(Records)

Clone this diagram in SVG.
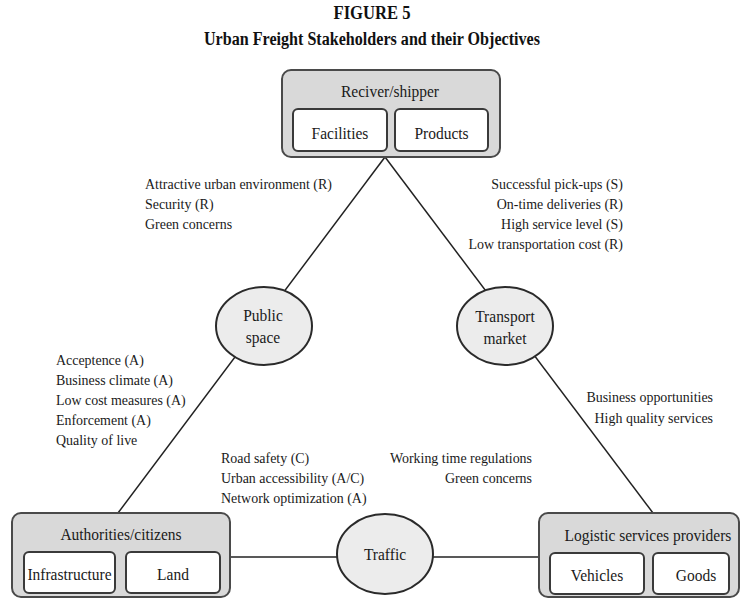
<svg xmlns="http://www.w3.org/2000/svg" width="743" height="598" viewBox="0 0 743 598">
<style>
.title{font-family:"Liberation Serif",serif;font-weight:bold;font-size:18.5px;fill:#111;text-anchor:middle}
.node{font-family:"Liberation Serif",serif;font-size:17.2px;fill:#1a1a1a;text-anchor:middle;transform-box:fill-box;transform-origin:center;transform:scaleX(0.9)}
.ann{font-family:"Liberation Serif",serif;font-size:15.5px;fill:#1a1a1a;transform-box:fill-box;transform-origin:left center;transform:scaleX(0.9)}
.end{text-anchor:end;transform-origin:right center}
.outer{fill:#d9d9d9;stroke:#4a4a4a;stroke-width:2}
.inner{fill:#fff;stroke:#3a3a3a;stroke-width:2}
.ell{fill:#ececec;stroke:#2a2a2a;stroke-width:2}
.conn{stroke:#222;stroke-width:1.5;fill:none}
</style>
<rect width="743" height="598" fill="#fff"/>
<text class="title" x="372" y="19" textLength="77" lengthAdjust="spacingAndGlyphs">FIGURE 5</text>
<text class="title" x="372" y="45" textLength="336" lengthAdjust="spacingAndGlyphs">Urban Freight Stakeholders and their Objectives</text>

<g id="connectors">
<line class="conn" x1="385" y1="157" x2="118" y2="513"/>
<line class="conn" x1="385" y1="157" x2="653" y2="513"/>
<line class="conn" x1="230" y1="557" x2="539" y2="557"/>
</g>

<g id="receiver">
<rect class="outer" x="282" y="70" width="218" height="87" rx="9"/>
<text class="node" x="390" y="97">Reciver/shipper</text>
<rect class="inner" x="293" y="109" width="94" height="42" rx="5"/>
<text class="node" x="340" y="139">Facilities</text>
<rect class="inner" x="395" y="109" width="93" height="42" rx="5"/>
<text class="node" x="441.5" y="139">Products</text>
</g>

<g id="authorities">
<rect class="outer" x="12" y="513" width="218" height="84" rx="9"/>
<text class="node" x="121" y="540">Authorities/citizens</text>
<rect class="inner" x="24" y="552" width="91" height="41" rx="5"/>
<text class="node" x="69.5" y="580">Infrastructure</text>
<rect class="inner" x="126" y="552" width="94" height="41" rx="5"/>
<text class="node" x="173" y="580">Land</text>
</g>

<g id="logistics">
<rect class="outer" x="539" y="513" width="200" height="84" rx="9"/>
<text class="node" x="648" y="541">Logistic services providers</text>
<rect class="inner" x="550" y="553" width="94" height="41" rx="5"/>
<text class="node" x="597" y="581">Vehicles</text>
<rect class="inner" x="653" y="553" width="76" height="41" rx="5"/>
<text class="node" x="696" y="581">Goods</text>
</g>

<g id="public-space">
<ellipse class="ell" cx="264" cy="326" rx="48" ry="39"/>
<text class="node" x="263" y="321">Public</text>
<text class="node" x="263" y="343">space</text>
</g>

<g id="transport-market">
<ellipse class="ell" cx="505" cy="326" rx="48" ry="39"/>
<text class="node" x="505" y="322">Transport</text>
<text class="node" x="505" y="344">market</text>
</g>

<g id="traffic">
<ellipse class="ell" cx="385" cy="554" rx="48" ry="40"/>
<text class="node" x="385" y="560">Traffic</text>
</g>

<g id="labels">
<text class="ann" x="145" y="189">Attractive urban environment (R)</text>
<text class="ann" x="145" y="209">Security (R)</text>
<text class="ann" x="145" y="229">Green concerns</text>

<text class="ann end" x="623" y="189">Successful pick-ups (S)</text>
<text class="ann end" x="623" y="209">On-time deliveries (R)</text>
<text class="ann end" x="623" y="229">High service level (S)</text>
<text class="ann end" x="623" y="249">Low transportation cost (R)</text>

<text class="ann" x="56" y="365">Acceptence (A)</text>
<text class="ann" x="56" y="385">Business climate (A)</text>
<text class="ann" x="56" y="405">Low cost measures (A)</text>
<text class="ann" x="56" y="425">Enforcement (A)</text>
<text class="ann" x="56" y="445">Quality of live</text>

<text class="ann end" x="713" y="402">Business opportunities</text>
<text class="ann end" x="713" y="423">High quality services</text>

<text class="ann" x="221" y="463">Road safety (C)</text>
<text class="ann" x="221" y="483">Urban accessibility (A/C)</text>
<text class="ann" x="221" y="503">Network optimization (A)</text>

<text class="ann end" x="532" y="463">Working time regulations</text>
<text class="ann end" x="532" y="483">Green concerns</text>
</g>
</svg>
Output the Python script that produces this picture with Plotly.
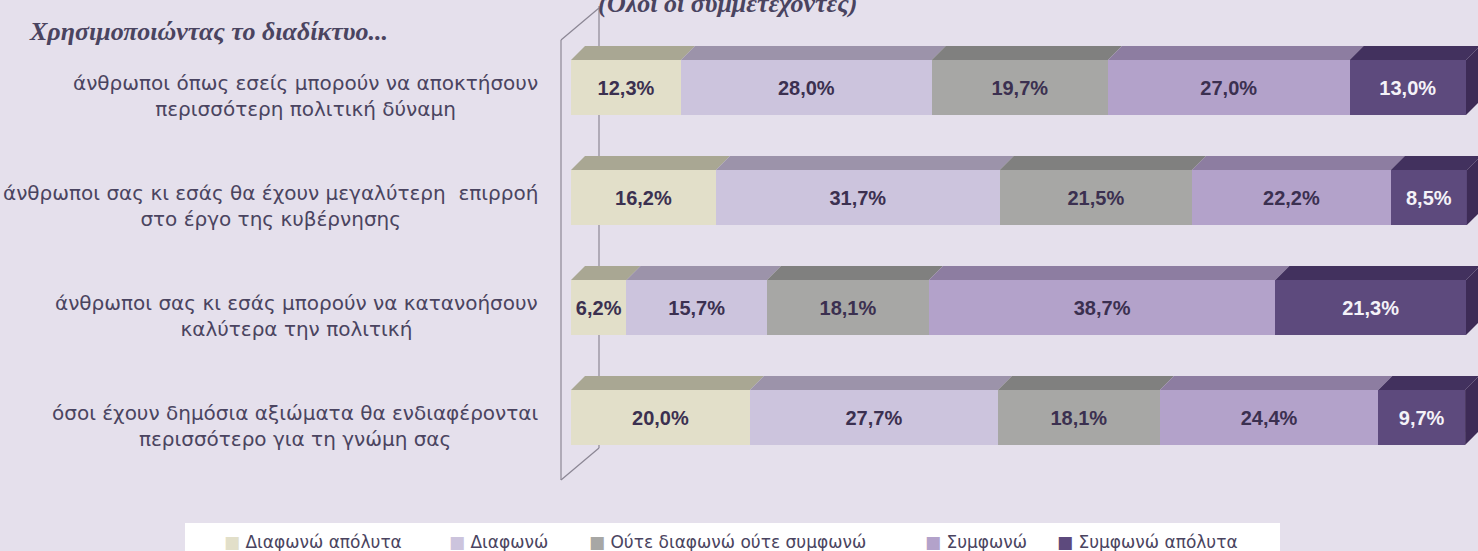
import plotly.graph_objects as go

# questions (top to bottom)
questions = [
    "άνθρωποι όπως εσείς μπορούν να αποκτήσουν<br>περισσότερη πολιτική δύναμη",
    "άνθρωποι σας κι εσάς θα έχουν μεγαλύτερη  επιρροή<br>στο έργο της κυβέρνησης",
    "άνθρωποι σας κι εσάς μπορούν να κατανοήσουν<br>καλύτερα την πολιτική",
    "όσοι έχουν δημόσια αξιώματα θα ενδιαφέρονται<br>περισσότερο για τη γνώμη σας",
]
categories = ["Διαφωνώ απόλυτα", "Διαφωνώ", "Ούτε διαφωνώ ούτε συμφωνώ", "Συμφωνώ", "Συμφωνώ απόλυτα"]

disagree_fully = [12.3, 16.2, 6.2, 20.0]
disagree = [28.0, 31.7, 15.7, 27.7]
neutral = [19.7, 21.5, 18.1, 18.1]
agree = [27.0, 22.2, 38.7, 24.4]
agree_fully = [13.0, 8.5, 21.3, 9.7]
series = [disagree_fully, disagree, neutral, agree, agree_fully]

title_text = "Χρησιμοποιώντας το διαδίκτυο..."
subtitle_text = "(Όλοι οι συμμετέχοντες)"

# colours: front face, top face, label colour
front_colors = ["#E2DFC9", "#CCC4DD", "#A7A7A5", "#B3A2CA", "#5D4A7D"]
top_colors = ["#A9A793", "#9C93AA", "#80807F", "#8D7DA1", "#42315E"]
text_colors = ["#3B3050", "#3B3050", "#3B3050", "#3B3050", "#F4F2F8"]
side_color = "#3D2B56"
bg = "#E5E0EC"
ink = "#4A4460"

# pixel geometry of the page
W, H = 1478, 551
X0_PX, PX_PER_PCT = 571, 8.95
ROW0_PX, ROW_STEP = 87.5, 110
DEPTH = 14  # 3d depth in px


def dx(px):
    return (px - X0_PX) / PX_PER_PCT


def dy(py):
    return (py - ROW0_PX) / ROW_STEP


ddx = DEPTH / PX_PER_PCT
ddy = DEPTH / ROW_STEP
bar_w = 0.5
rows = list(range(len(questions)))

fig = go.Figure()
for name, vals, col, tcol in zip(categories, series, front_colors, text_colors):
    fig.add_trace(go.Bar(
        y=rows, x=vals, name=name, orientation="h", width=bar_w,
        marker=dict(color=col, line=dict(width=0)),
        texttemplate="%{x:.1f}%", textposition="inside", insidetextanchor="middle",
        textfont=dict(family="Liberation Sans, Arial", size=20, color=tcol, weight="bold"),
        showlegend=False, hoverinfo="skip",
    ))

shapes = []
wall = dict(type="line", xref="x", yref="y", layer="below", line=dict(color="#8C8795", width=1.2))
# back wall and floor/front edges
shapes.append({**wall, "x0": dx(599), "y0": dy(6), "x1": dx(599), "y1": dy(448)})
shapes.append({**wall, "x0": dx(599), "y0": dy(448), "x1": dx(561), "y1": dy(480)})
shapes.append({**wall, "x0": dx(561), "y0": dy(480), "x1": dx(561), "y1": dy(40)})
shapes.append({**wall, "x0": dx(561), "y0": dy(40), "x1": dx(599), "y1": dy(8)})

# 3d top faces and right side face
for i in rows:
    y_top = i - bar_w / 2
    y_bot = i + bar_w / 2
    base = 0.0
    for vals, tc in zip(series, top_colors):
        x0, x1 = base, base + vals[i]
        path = (f"M{x0},{y_top} L{x1},{y_top} L{x1 + ddx},{y_top - ddy} "
                f"L{x0 + ddx},{y_top - ddy} Z")
        shapes.append(dict(type="path", path=path, xref="x", yref="y", layer="below",
                           fillcolor=tc, line=dict(width=0)))
        base = x1
    path = (f"M{base},{y_top} L{base + ddx},{y_top - ddy} L{base + ddx},{y_bot - ddy} "
            f"L{base},{y_bot} Z")
    shapes.append(dict(type="path", path=path, xref="x", yref="y", layer="above",
                       fillcolor=side_color, line=dict(width=0)))

# legend box
shapes.append(dict(type="rect", xref="paper", yref="paper", layer="below",
                   x0=185 / W, x1=1280 / W, y0=-0.1, y1=1 - 523 / H,
                   fillcolor="white", line=dict(width=0)))

annotations = []
for i, q in enumerate(questions):
    annotations.append(dict(
        x=dx(540), y=i + 8 / ROW_STEP, xref="x", yref="y", text=q, showarrow=False,
        xanchor="right", yanchor="middle", align="center",
        font=dict(family="DejaVu Sans", size=20, color=ink),
    ))

annotations.append(dict(
    x=27 / W, y=1 - 32 / H, xref="paper", yref="paper", text=title_text, showarrow=False,
    xanchor="left", yanchor="middle",
    font=dict(family="Liberation Serif, Times New Roman", size=26, color=ink,
              style="italic", weight="bold"),
))
annotations.append(dict(
    x=596 / W, y=1 - 3 / H, xref="paper", yref="paper", text=subtitle_text, showarrow=False,
    xanchor="left", yanchor="middle",
    font=dict(family="Liberation Serif, Times New Roman", size=26, color=ink,
              style="italic", weight="bold"),
))

# legend entries
legend_x = [222, 447, 587, 923, 1055]
for name, col, lx in zip(categories, front_colors, legend_x):
    annotations.append(dict(
        x=lx / W, y=1 - 542 / H, xref="paper", yref="paper", showarrow=False,
        text=f"<span style='color:{col}'>■</span> {name}",
        xanchor="left", yanchor="middle",
        font=dict(family="DejaVu Sans", size=17, color=ink),
    ))

fig.update_layout(
    width=W, height=H,
    barmode="stack",
    separators=",.",
    paper_bgcolor=bg, plot_bgcolor=bg,
    margin=dict(l=0, r=0, t=0, b=0),
    xaxis=dict(range=[dx(0), dx(W)], visible=False, fixedrange=True),
    yaxis=dict(range=[dy(H), dy(0)], visible=False, fixedrange=True),
    shapes=shapes, annotations=annotations,
    showlegend=False,
)

fig.write_html(
    "out.html",
    config={"displayModeBar": False},
    post_script="document.body.style.margin='0';document.body.style.overflow='hidden';",
)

** Goal **
State how many lines above include the word "this", and nothing more.

** Exercise output **
2